In the above code, we're putting together an object to pass to an Octokit method. This is something you'll want to do often in a Probot app, so it was a case for a little abstraction helper. The code for it is really simple:

// https://github.com/probot/probot/blob/61c05ea76e9ea31fbdea15c99f7c1cc613321db5/src/context.ts#L106-L117
class Context {
public repo<T> (object?: T) {
const repo = this.payload.repository

if (!repo) {
throw new Error('context.repo() is not supported for this webhook event.')
}

return Object.assign({
owner: repo.owner.login || repo.owner.name!,
repo: repo.name
}, object)
}
}

This was designed before the object spread operator was widely available, but you could choose to design this a little differently and use a custom getter (I took this approach with JasonEtco/actions-toolkit):

class Context {
public get repo {
const repo = this.payload.repository

if (!repo) {
throw new Error('context.repo is not supported for this webhook event.')
}

return {
owner: repo.owner.login || repo.owner.name,
repo: repo.name
}
}
}

This is a really small getter, that just grabs some info from the payload. But you'll notice that we're returning an object with a much simpler shape ({ owner, repo }), and it maps perfectly to most Octokit methods' parameters. It's these small additions that make writing code with Probot just a little more smooth.

Why we built Probot

I can't speak to the original motivation; Probot started before I came on board. But, here's my take on what it brought to the ecosystem, and how it helped push the topic of workflow automation forward.
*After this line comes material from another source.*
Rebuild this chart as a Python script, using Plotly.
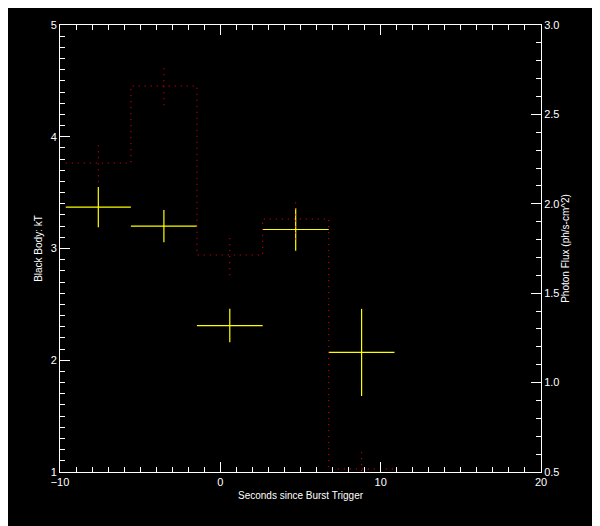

Authentication is hard. GitHub Apps have a lot of authentication. If you want people to use your platform, it needs to be easy to use - and that's an immensely difficult balance to strike. GitHub Apps are an awesome platform, but there's a lot going on. This is where frameworks and tooling can come in to help us out.

JavaScript is an approachable language. You may not love it, it has its faults, but ultimately people use JavaScript. While GitHub is a Ruby shop, and a lot of examples and documentation for building GitHub Apps are in Ruby, the choice to use JS for Probot simply meant that more developers could use it without having to learn a new language.

It makes the hard stuff easy, and the advanced stuff is still hard. By that, I mean that you can write a fully-functional Probot app without having to poke at its internals or understand how it works under the hood. But, with a complex app (like GitHub Learning Lab, or the GitHub/Slack integration), you'll inevitably hit the limits of what Probot can do. That's fine - there are thousands of apps that are, for all intents and purposes, simple, but bring serious value (like Stale). That's because all the hard stuff is still there, just hidden away.


So I hope you learned something, or that this was interesting to you. I know I've been learning a lot working on Probot. If you have any questions, ask away!